Your new tracks from The Angel You Don’t Know present a fusion between a vast variety of musical styles. For example, you described the song 3AM as a “hybrid of progressive house, Afrobeats and psychedelic disco.” What drives you to create music that rejects singularity, and instead intertwines a multitude of styles?
I love too much music, I want to make all the types of music that have influenced me. The best way to do that is to create fusions and worlds within worlds through those sounds.
Can you give us an example of a song from the new project that visibly presents this mixing of styles, and describe how this fusion reveals itself?
Hellz Angel is a big one. It samples a Japanese club pop record called Boku de Aritai by Hi-Posi, and we set the sample over trap drums. I bought this record called Sushi 4004 six or seven years ago, and it was just a bunch of Japanese club pop records, and Hi-Posi featured heavily on it, so that’s how I got into Hi-Posi. Miho Moribayashi and I have very similar vocal tones, and Miho’s delivery on Boku de Aritai really inspired my vocal performance. But then, I also emulate Young Thug as well just in how sharp and piercing the high pitched voice is. That’s how I create my fusions – little parts of songs and artists that inspire me and I just reimagine them in my own style and voice.
Do you draw your lyrics from your own personal experiences? How did you draw inspiration for the headstrong lyrics from your new project?
All the ballsy shit like Trust Fund Baby, Hellz Angel, Fancy – that was just me getting my bag, man. I wanted to get into arrogant rapper mode but in my own style. 
Your new project, The Angel You Don’t Know, possesses an unapologetic confidence, and you’ve described it as your form of gospel. Would you say this project is a showcase of your own self-acceptance? How do you hope this unapologetic confidence will influence or affect the listener?
Absolutely! I do consider it a showcase of my own self-acceptance. One of the first things I said about this project was that it is non-stop affirmation and incantations for bad bitches. I’m preaching sha – the listeners should take all the bad ass energy and apply it to their daily lives. It should make them feel like they can achieve!
Your music and music videos can be said to reject gender binaries, encouraging fluidity in gender expression. Do you believe that gender expression can be viewed as fluid, and unrestricted by the typical binary norms?
Yeah, absolutely. I believe that we should all be what we wanna be. If you’re a dude and you wanna rock some air force 1s with a fresh fade but have your nails painted neon pink, you have every fucking right to do that. If you’re a girl and you wanna hop out ass naked with nipple pasties, baggy jeans and a durag, switch it up bitch! Fuck it up bitch! You have every right to do and be whatever the fuck you want to be as long as you’re not hurting anyone else.
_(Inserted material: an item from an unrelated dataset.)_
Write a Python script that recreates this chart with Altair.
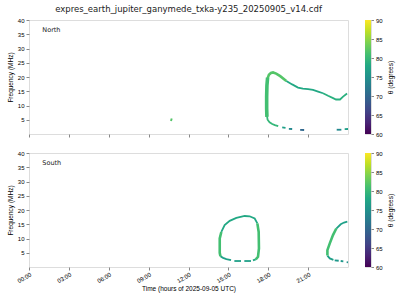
import altair as alt
import pandas as pd

# ---------------- data (hours of day, MHz, theta degrees) ----------------
# North hemisphere segments
n_blob_t = [10.64, 10.78]
n_blob_f = [5.1, 4.9]
n_blob_theta = 82

n_vert_t = [17.9, 17.88, 17.88, 17.9, 17.95]
n_vert_f = [6.0, 9.0, 13.0, 17.0, 19.8]
n_vert_theta = 81

n_arc_t = [17.95, 18.05, 18.2, 18.36, 18.6, 18.9, 19.36]
n_arc_f = [19.5, 20.8, 21.4, 21.6, 21.2, 20.3, 18.6]
n_arc_theta = 82

n_tail_t = [19.36, 19.8, 20.24, 20.6, 21.0, 21.37, 21.75, 22.12]
n_tail_f = [18.6, 17.4, 16.3, 15.9, 15.75, 15.5, 14.9, 14.3]
n_tail_theta = 78

n_trough_t = [22.12, 22.5, 22.88, 23.1, 23.4, 23.63, 23.93]
n_trough_f = [14.3, 13.4, 12.6, 12.1, 12.1, 13.1, 14.2]
n_trough_theta = 79

n_low_t = [17.9, 17.95, 18.1, 18.3, 18.5, 18.75]
n_low_f = [6.5, 5.0, 4.1, 3.5, 3.1, 2.75]
n_low_theta = 80

n_d1_t, n_d1_f, n_d1_theta = [19.05, 19.3], [2.3, 2.15], 77
n_d2_t, n_d2_f, n_d2_theta = [19.55, 19.8], [1.8, 1.75], 74
n_d3_t, n_d3_f, n_d3_theta = [20.4, 20.7], [1.45, 1.4], 70
n_d4_t, n_d4_f, n_d4_theta = [23.15, 23.5], [1.5, 1.5], 74
n_d5_t, n_d5_f, n_d5_theta = [23.75, 24.0], [1.7, 1.75], 77

# South hemisphere segments
s1_left_t = [14.4, 14.35, 14.35, 14.47]
s1_left_f = [3.8, 5.0, 10.0, 12.3]
s1_left_theta = 81

s1_top_t = [14.47, 14.72, 15.1, 15.6, 16.23, 16.6, 16.98, 17.18]
s1_top_f = [12.3, 14.7, 16.2, 17.2, 17.9, 17.8, 17.0, 15.3]
s1_top_theta = 78

s1_right_t = [17.18, 17.28, 17.3, 17.23, 17.06]
s1_right_f = [15.3, 12.3, 6.5, 3.6, 2.7]
s1_right_theta = 81

s1_bot_t = [14.4, 14.6, 14.85, 15.2]
s1_bot_f = [3.8, 3.2, 2.8, 2.4]
s1_bot_theta = 77
s1_d1_t, s1_d1_f, s1_d1_theta = [15.45, 15.95], [2.1, 2.1], 77
s1_d2_t, s1_d2_f, s1_d2_theta = [16.2, 16.7], [2.1, 2.1], 77
s1_d3_t, s1_d3_f, s1_d3_theta = [16.85, 17.06], [2.3, 2.7], 78

s2_left_t = [22.45, 22.45, 22.63, 22.87, 23.12]
s2_left_f = [4.0, 5.9, 8.3, 11.2, 13.5]
s2_left_theta = 81

s2_top_t = [23.12, 23.45, 23.7, 23.95]
s2_top_f = [13.5, 15.0, 15.6, 15.9]
s2_top_theta = 77

s2_bot_t = [22.45, 22.63, 22.9]
s2_bot_f = [4.0, 3.0, 2.5]
s2_bot_theta = 77
s2_d1_t, s2_d1_f, s2_d1_theta = [23.0, 23.3], [2.3, 2.2], 76
s2_d2_t, s2_d2_f, s2_d2_theta = [23.45, 23.65], [2.1, 2.0], 76
s2_d3_t, s2_d3_f, s2_d3_theta = [23.9, 24.0], [1.7, 1.65], 75

x_ticks = [0, 3, 6, 9, 12, 15, 18, 21]
y_tick_count = 8          # 0, 5, ..., 40 (0 unlabelled)
cbar_ticks = [60, 65, 70, 75, 80, 85, 90]
panel_names = ["North", "South"]
label_t = [1.0, 1.0]
label_f = [36.5, 36.5]

segments = {
    "North": [
        ("n_blob", n_blob_t, n_blob_f, n_blob_theta),
        ("n_vert", n_vert_t, n_vert_f, n_vert_theta),
        ("n_arc", n_arc_t, n_arc_f, n_arc_theta),
        ("n_tail", n_tail_t, n_tail_f, n_tail_theta),
        ("n_trough", n_trough_t, n_trough_f, n_trough_theta),
        ("n_low", n_low_t, n_low_f, n_low_theta),
        ("n_d1", n_d1_t, n_d1_f, n_d1_theta),
        ("n_d2", n_d2_t, n_d2_f, n_d2_theta),
        ("n_d3", n_d3_t, n_d3_f, n_d3_theta),
        ("n_d4", n_d4_t, n_d4_f, n_d4_theta),
        ("n_d5", n_d5_t, n_d5_f, n_d5_theta),
    ],
    "South": [
        ("s1_left", s1_left_t, s1_left_f, s1_left_theta),
        ("s1_top", s1_top_t, s1_top_f, s1_top_theta),
        ("s1_right", s1_right_t, s1_right_f, s1_right_theta),
        ("s1_bot", s1_bot_t, s1_bot_f, s1_bot_theta),
        ("s1_d1", s1_d1_t, s1_d1_f, s1_d1_theta),
        ("s1_d2", s1_d2_t, s1_d2_f, s1_d2_theta),
        ("s1_d3", s1_d3_t, s1_d3_f, s1_d3_theta),
        ("s2_left", s2_left_t, s2_left_f, s2_left_theta),
        ("s2_top", s2_top_t, s2_top_f, s2_top_theta),
        ("s2_bot", s2_bot_t, s2_bot_f, s2_bot_theta),
        ("s2_d1", s2_d1_t, s2_d1_f, s2_d1_theta),
        ("s2_d2", s2_d2_t, s2_d2_f, s2_d2_theta),
        ("s2_d3", s2_d3_t, s2_d3_f, s2_d3_theta),
    ],
}

rows = []
for panel, segs in segments.items():
    for name, ts, fs, th in segs:
        for i, (t, f) in enumerate(zip(ts, fs)):
            rows.append({"panel": panel, "seg": name, "i": i, "t": t, "f": f, "theta": th})
df = pd.DataFrame(rows)

# style groups (stroke widths)
thick = ["n_vert"]
medium = ["n_blob", "n_arc", "s1_left", "s1_right", "s2_left"]

FONT = "DejaVu Sans"
TXT = "#222222"
W, H = 319, 114

color_scale = alt.Scale(scheme="viridis", domain=[60, 90])


def panel_chart(panel, bottom):
    d = df[df["panel"] == panel]
    xaxis = alt.Axis(
        values=x_ticks,
        labels=bottom,
        title="Time (hours of 2025-09-05 UTC)" if bottom else None,
        labelExpr="(datum.value < 10 ? '0' : '') + datum.value + ':00'",
        labelAngle=330,
        labelAlign="right",
        labelBaseline="top",
        labelFontSize=6,
        labelPadding=1,
        labelOverlap=False,
        titleFontSize=6.5,
        titleFontWeight="normal",
        titlePadding=2,
        tickSize=3,
        domain=False,
        grid=False,
    )
    yaxis = alt.Axis(
        tickCount=y_tick_count,
        labelExpr="datum.value == 0 ? '' : datum.label",
        tickOpacity=alt.ExprRef("datum.value == 0 ? 0 : 1"),
        title="Frequency (MHz)",
        labelFontSize=6,
        labelOverlap=False,
        titleFontSize=6.5,
        titleFontWeight="normal",
        titlePadding=4,
        tickSize=3,
        labelPadding=2,
        domain=False,
        grid=False,
    )
    xs = alt.Scale(domain=[0, 24], nice=False)
    ys = alt.Scale(domain=[0, 40], nice=False)
    base = alt.Chart(d).encode(
        x=alt.X("t:Q", scale=xs, axis=xaxis),
        y=alt.Y("f:Q", scale=ys, axis=yaxis),
        color=alt.Color("theta:Q", scale=color_scale, legend=None),
        detail="seg:N",
        order="i:Q",
    )
    thin_l = base.transform_filter(
        ~alt.FieldOneOfPredicate(field="seg", oneOf=thick + medium)
    ).mark_line(strokeWidth=1.8)
    med_l = base.transform_filter(
        alt.FieldOneOfPredicate(field="seg", oneOf=medium)
    ).mark_line(strokeWidth=2.6)
    thick_l = base.transform_filter(
        alt.FieldOneOfPredicate(field="seg", oneOf=thick)
    ).mark_line(strokeWidth=3.6)
    idx = panel_names.index(panel)
    lab = alt.Chart(
        pd.DataFrame({"t": [label_t[idx]], "f": [label_f[idx]], "txt": [panel]})
    ).mark_text(align="left", baseline="middle", fontSize=6.5, font=FONT, color=TXT).encode(
        x=alt.X("t:Q", scale=xs, axis=xaxis),
        y=alt.Y("f:Q", scale=ys, axis=yaxis),
        text="txt:N",
    )
    ch = alt.layer(thin_l, med_l, thick_l, lab).properties(width=W, height=H)
    return ch


def colorbar():
    grad = alt.LinearGradient(
        gradient="linear",
        x1=0, x2=0, y1=1, y2=0,
        stops=[
            alt.GradientStop(color="#440154", offset=0.0),
            alt.GradientStop(color="#482475", offset=0.1),
            alt.GradientStop(color="#414487", offset=0.2),
            alt.GradientStop(color="#355f8d", offset=0.3),
            alt.GradientStop(color="#2a788e", offset=0.4),
            alt.GradientStop(color="#21918c", offset=0.5),
            alt.GradientStop(color="#22a884", offset=0.6),
            alt.GradientStop(color="#44bf70", offset=0.7),
            alt.GradientStop(color="#7ad151", offset=0.8),
            alt.GradientStop(color="#bddf26", offset=0.9),
            alt.GradientStop(color="#fde725", offset=1.0),
        ],
    )
    return alt.Chart(
        pd.DataFrame({"lo": [cbar_ticks[0]], "hi": [cbar_ticks[-1]]})
    ).mark_rect(color=grad).encode(
        y=alt.Y(
            "lo:Q",
            scale=alt.Scale(domain=[cbar_ticks[0], cbar_ticks[-1]], nice=False),
            axis=alt.Axis(
                orient="right",
                values=cbar_ticks,
                title="θ (degrees)",
                titleAngle=270,
                titleBaseline="bottom",
                labelFontSize=6,
                labelOverlap=False,
                titleFontSize=6.5,
                titleFontWeight="normal",
                tickSize=2.5,
                labelPadding=2,
                titlePadding=11,
                domain=False,
                grid=False,
            ),
        ),
        y2="hi:Q",
    ).properties(width=6, height=H)


top = alt.hconcat(
    panel_chart("North", False).properties(
        title=alt.TitleParams(
            "expres_earth_jupiter_ganymede_txka-y235_20250905_v14.cdf",
            fontSize=8.5, font=FONT, fontWeight="normal", color=TXT,
            anchor="middle", frame="group", offset=4,
        )
    ),
    colorbar(),
    spacing=11,
)
bottom = alt.hconcat(panel_chart("South", True), colorbar(), spacing=11)

chart = alt.vconcat(top, bottom, spacing=11).properties(
    padding={"left": 6, "top": 4, "right": 5, "bottom": 5}
).configure_view(
    stroke="#333333", strokeWidth=0.8
).configure_axis(
    labelFont=FONT, titleFont=FONT, labelColor=TXT, titleColor=TXT,
    tickColor="#333333", tickWidth=0.8, titleFontWeight="normal",
).configure(background="white")

chart.save("out.html", embed_options={"renderer": "svg", "actions": False})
Do you view music purely as a form of self-expression, or do you believe it is better used as a tool to represent those from all walks of life, rather than being solely representative of the artist themselves?
I believe it's both. You speak your truth, but you're also finding ways to make sure you're speaking for those who can't speak for themselves.
The Afro-fusion elements of your music bring West African music to whole new audiences by combining it with more universal pop and punk styles. Why is it important for you to maintain these elements and introduce new people to West African music, and by extension culture?
I got my culture through music. Essentially, I’m just doing what other artists have done for me when I was young; I'm just passing down new information, man, and showing people new ways to think, dress and create.
With your new project out now, can we expect any other exciting surprises from you alongside its release?
I’m taking over the world baby, remember I said this! Love you guys! Thank you for the awesome questions and your time.